* Records to use
________________

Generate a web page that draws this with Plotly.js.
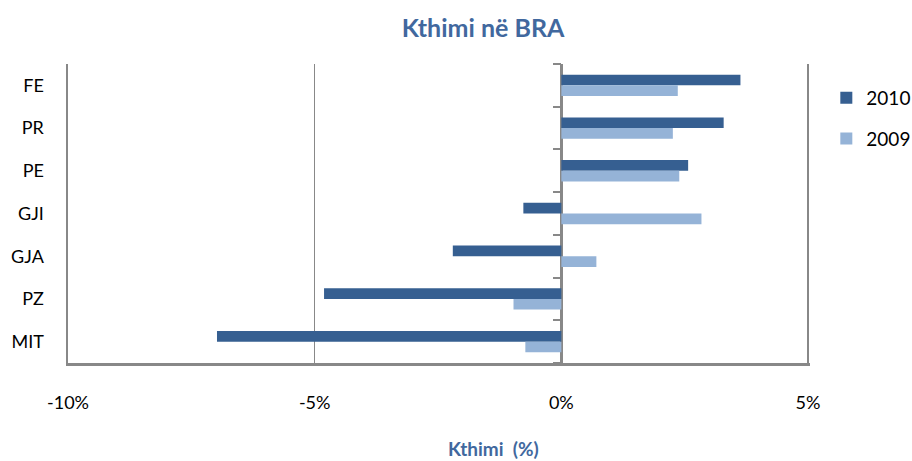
<!DOCTYPE html>
<html>
<head>
<meta charset="utf-8">
<script src="https://cdn.plot.ly/plotly-3.0.1.min.js"></script>
<style>html,body{margin:0;padding:0;background:#fff;}#chart{width:912px;height:461px;}</style>
</head>
<body>
<div id="chart"></div>
<script>
var categories = ["FE", "PR", "PE", "GJI", "GJA", "PZ", "MIT"];
var values2010 = [3.63, 3.29, 2.57, -0.77, -2.20, -4.81, -6.98];
var values2009 = [2.36, 2.26, 2.39, 2.84, 0.71, -0.97, -0.73];
var xTickVals = [-10, -5, 0, 5];
var xTickText = ["-10%", "-5%", "0%", "5%"];
var boundaryTicks = [-0.5, 0.5, 1.5, 2.5, 3.5, 4.5, 5.5, 6.5];

var FONT = "Lato, 'Open Sans', sans-serif";
var GRAY = "#888888";

var traces = [
  {type: "bar", orientation: "h", name: "2010", y: categories, x: values2010,
   marker: {color: "#365F91"}, legendgroup: "a", hoverinfo: "x+y"},
  {type: "bar", orientation: "h", name: "2009", y: categories, x: values2009,
   marker: {color: "#95B3D7"}, legendgroup: "b", hoverinfo: "x+y"},
  {type: "scatter", x: [], y: [], yaxis: "y2", showlegend: false, hoverinfo: "skip"}
];

var layout = {
  width: 912, height: 461,
  margin: {l: 68, r: 102, t: 64, b: 98, autoexpand: false},
  paper_bgcolor: "#ffffff", plot_bgcolor: "#ffffff",
  font: {family: FONT, size: 18, color: "#000"},
  title: {text: "<b>Kthimi në BRA</b>", font: {family: FONT, size: 25, color: "#41689E"},
          x: 483/912, xref: "container", xanchor: "center", y: 1 - 28/461, yref: "container", yanchor: "middle"},
  barmode: "group", bargap: 0.5, bargroupgap: 0,
  showlegend: true,
  legend: {x: 1.022, xanchor: "left", y: 0.95, yanchor: "top", traceorder: "grouped",
           tracegroupgap: 13, font: {family: FONT, size: 19, color: "#000"}, bgcolor: "rgba(0,0,0,0)"},
  xaxis: {range: [-10, 5.04], tickmode: "array", tickvals: xTickVals, ticktext: xTickText,
          showgrid: true, gridcolor: GRAY, gridwidth: 1.5,
          zeroline: true, zerolinecolor: GRAY, zerolinewidth: 2.5,
          showline: true, linecolor: GRAY, linewidth: 2.5,
          ticks: "outside", ticklen: 22, tickcolor: "rgba(0,0,0,0)",
          tickfont: {family: FONT, size: 18, color: "#000"}, fixedrange: true},
  yaxis: {type: "category", categoryorder: "array", categoryarray: categories,
          range: [6.5, -0.5], showgrid: false, zeroline: false,
          showline: true, linecolor: GRAY, linewidth: 2.5,
          ticks: "outside", ticklen: 18, tickcolor: "rgba(0,0,0,0)",
          tickfont: {family: FONT, size: 18, color: "#000"}, fixedrange: true},
  yaxis2: {overlaying: "y", anchor: "free", position: 10/15.04, side: "left",
           range: [6.5, -0.5], tickmode: "array", tickvals: boundaryTicks,
           showticklabels: false, ticks: "outside", ticklen: 8, tickwidth: 2, tickcolor: GRAY,
           showgrid: false, zeroline: false, showline: false, fixedrange: true},
  annotations: [
    {text: "<b>Kthimi  (%)</b>", xref: "paper", yref: "paper",
     x: (493-68)/742, y: -(448-363)/299, xanchor: "center", yanchor: "middle", showarrow: false,
     font: {family: FONT, size: 19, color: "#41689E"}}
  ]
};

Plotly.newPlot("chart", traces, layout, {displayModeBar: false, staticPlot: true});
</script>
</body>
</html>
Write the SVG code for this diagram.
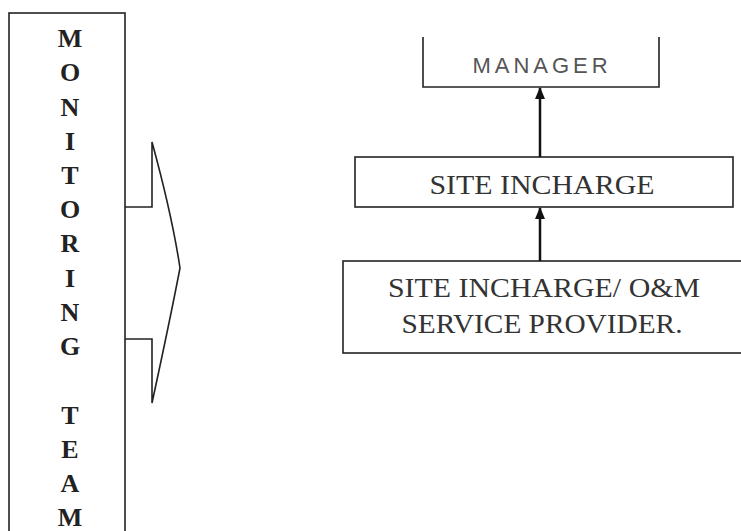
<svg xmlns="http://www.w3.org/2000/svg" width="741" height="531" viewBox="0 0 741 531">
<style>
.box{fill:#fff;stroke:#222;stroke-width:1.6}
.ln{fill:none;stroke:#222;stroke-width:1.6}
.v{font-family:"Liberation Serif",serif;font-size:26px;fill:#222;text-anchor:middle;font-weight:bold}
.s{font-family:"Liberation Serif",serif;font-size:27px;fill:#333;text-anchor:middle}
.m{font-family:"Liberation Sans",sans-serif;font-size:22px;fill:#555;text-anchor:middle;letter-spacing:4px}
.c{stroke:#111;stroke-width:2.5;fill:none}
</style>
<defs>
<marker id="ah" markerWidth="12" markerHeight="10" refX="11" refY="5" orient="auto" markerUnits="userSpaceOnUse" viewBox="0 0 12 10">
<path d="M0,0 L12,5 L0,10 Z" fill="#111"/>
</marker>
</defs>
<rect width="741" height="531" fill="#fff"/>
<g id="arrow-shape">
<path class="ln" d="M125,207 L152,207 L152,142 Q172,215 180,268 Q170,320 152,403 L152,339 L125,339"/>
</g>
<g id="monitoring-team">
<rect class="box" x="9" y="13" width="116" height="530"/>
<text class="v" x="70" y="47">M</text>
<text class="v" x="70" y="81">O</text>
<text class="v" x="70" y="116">N</text>
<text class="v" x="70" y="150">I</text>
<text class="v" x="70" y="184">T</text>
<text class="v" x="70" y="218">O</text>
<text class="v" x="70" y="252">R</text>
<text class="v" x="70" y="287">I</text>
<text class="v" x="70" y="321">N</text>
<text class="v" x="70" y="355">G</text>
<text class="v" x="70" y="424">T</text>
<text class="v" x="70" y="458">E</text>
<text class="v" x="70" y="492">A</text>
<text class="v" x="70" y="526">M</text>
</g>
<g id="manager">
<path class="ln" d="M423,37 L423,87 L659,87 L659,37"/>
<text class="m" x="542" y="73">MANAGER</text>
</g>
<g id="site-incharge">
<rect class="box" x="355" y="157" width="378" height="50"/>
<text class="s" x="542" y="194" textLength="225" lengthAdjust="spacingAndGlyphs">SITE INCHARGE</text>
</g>
<g id="service-provider">
<rect class="box" x="343" y="261" width="410" height="92"/>
<text class="s" x="544" y="297" textLength="312" lengthAdjust="spacingAndGlyphs">SITE INCHARGE/ O&amp;M</text>
<text class="s" x="542" y="333" textLength="281" lengthAdjust="spacingAndGlyphs">SERVICE PROVIDER.</text>
</g>
<g id="connectors">
<line class="c" x1="540" y1="157" x2="540" y2="88" marker-end="url(#ah)"/>
<line class="c" x1="540" y1="261" x2="540" y2="208" marker-end="url(#ah)"/>
</g>
</svg>
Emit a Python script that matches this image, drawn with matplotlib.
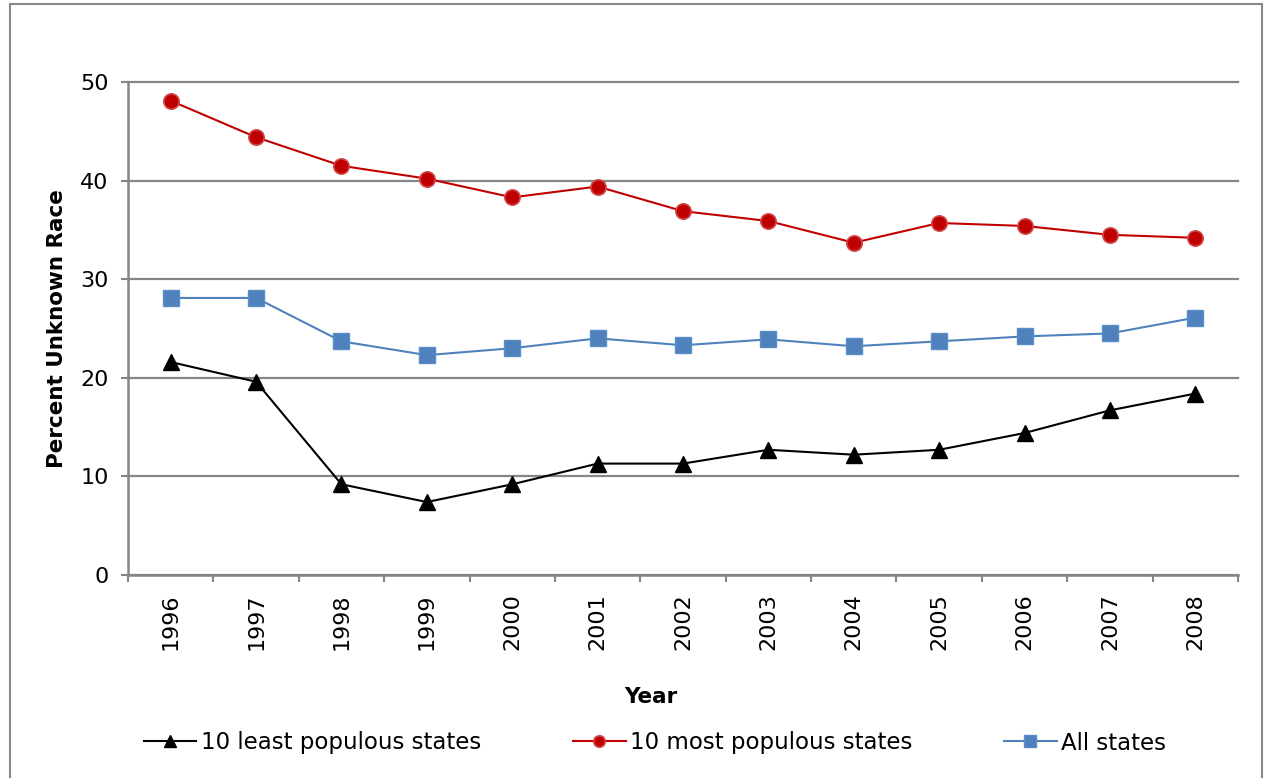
import numpy as np
import matplotlib.pyplot as plt
from matplotlib.patches import Rectangle

years = ['1996', '1997', '1998', '1999', '2000', '2001', '2002', '2003', '2004', '2005', '2006', '2007', '2008']
least_populous = [21.6, 19.6, 9.2, 7.4, 9.2, 11.3, 11.3, 12.7, 12.2, 12.7, 14.4, 16.7, 18.4]
most_populous = [48.1, 44.4, 41.5, 40.2, 38.3, 39.4, 36.9, 35.9, 33.7, 35.7, 35.4, 34.5, 34.2]
all_states = [28.1, 28.1, 23.7, 22.3, 23.0, 24.0, 23.3, 23.9, 23.2, 23.7, 24.2, 24.5, 26.1]

grey = '#868686'
plt.rcParams['font.family'] = 'DejaVu Sans'

fig = plt.figure(figsize=(12.64, 7.78), dpi=100)
ax = fig.add_axes([128 / 1264, 203 / 778, 1110 / 1264, 493 / 778])

x = np.arange(len(years))
ax.plot(x, least_populous, color='black', lw=1.5, marker='^', markersize=12,
        label='10 least populous states')
ax.plot(x, most_populous, color='#C00000', lw=1.5, marker='o', markersize=11,
        markerfacecolor='#C00000', markeredgecolor='#D04848', markeredgewidth=1.2,
        label='10 most populous states')
ax.plot(x, all_states, color='#4F81BD', lw=1.5, marker='s', markersize=11.5,
        markeredgecolor='#5B8DC8', label='All states')

ax.set_xlim(-0.5, len(years) - 0.5)
ax.set_ylim(0, 50)
ax.set_yticks(range(0, 51, 10))
ax.yaxis.grid(True, color=grey, lw=1.6)
for gl in ax.get_ygridlines():
    gl.set_clip_on(False)
ax.set_axisbelow(True)

# boundary ticks between categories, labels centred on categories
ax.set_xticks(np.arange(-0.5, len(years), 1.0))
ax.set_xticklabels([])
ax.set_xticks(x, minor=True)
ax.set_xticklabels(years, minor=True, rotation=90, fontsize=16)
ax.tick_params(axis='x', which='major', length=5, width=1.5, color=grey, direction='out')
ax.tick_params(axis='x', which='minor', length=0, pad=13)
ax.tick_params(axis='y', length=5, width=1.5, color=grey, labelsize=16, pad=9)

for side in ['top', 'right']:
    ax.spines[side].set_visible(False)
for side in ['left', 'bottom']:
    ax.spines[side].set_color(grey)
    ax.spines[side].set_linewidth(1.8)

fig.text(57 / 1264, 1 - 329 / 778, 'Percent Unknown Race', rotation=90,
         ha='center', va='center', fontsize=15.5, fontweight='bold')
fig.text(651 / 1264, 1 - 697 / 778, 'Year', ha='center', va='center',
         fontsize=15.5, fontweight='bold')

fig.legend(loc='center', bbox_to_anchor=(655 / 1264, 1 - 743 / 778), ncol=3,
           frameon=False, fontsize=16.5, handlelength=2.3, handletextpad=0.2,
           columnspacing=4.0, markerscale=0.75)

fig.patches.append(Rectangle((10 / 1264, -0.02), 1252 / 1264, 1.02 - 4 / 778,
                             transform=fig.transFigure, fill=False,
                             edgecolor='#888888', lw=1.5))

fig.savefig('out.png', dpi=100)
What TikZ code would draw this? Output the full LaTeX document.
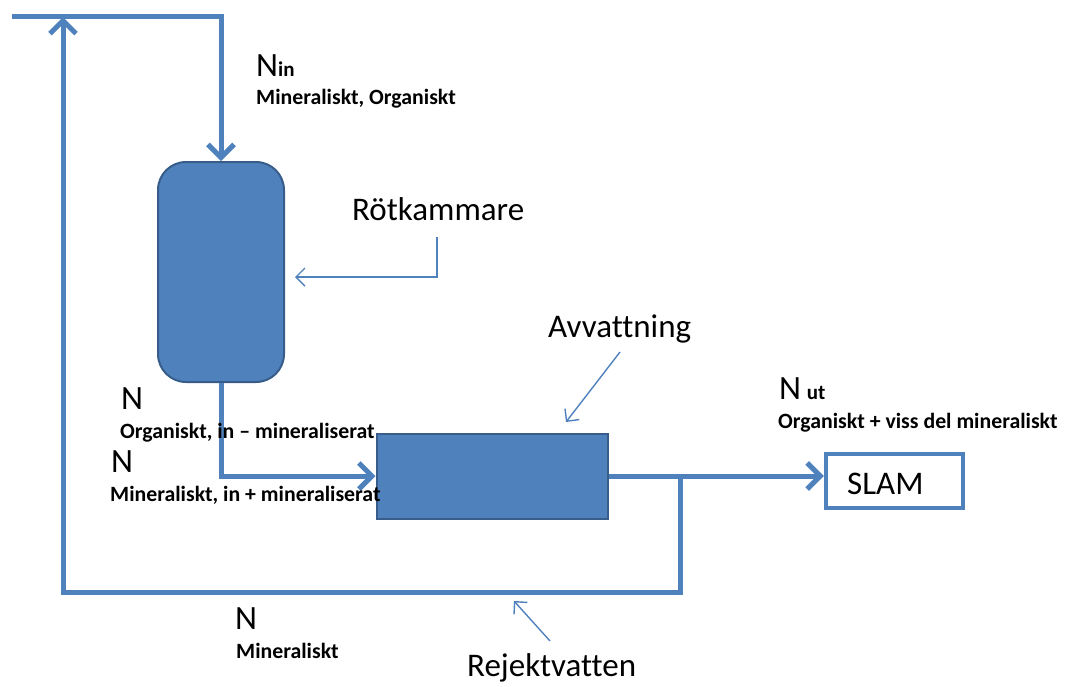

________________

Above are some entries; copy exactly the lines from the line with "Emit a Python" through the line with "from matplotlib.patches import Rectangle", both included, but none of the pictures.

* Expected output
Emit a Python script that matches this image, drawn with matplotlib.
import numpy as np
import matplotlib.pyplot as plt
from matplotlib.patches import Rectangle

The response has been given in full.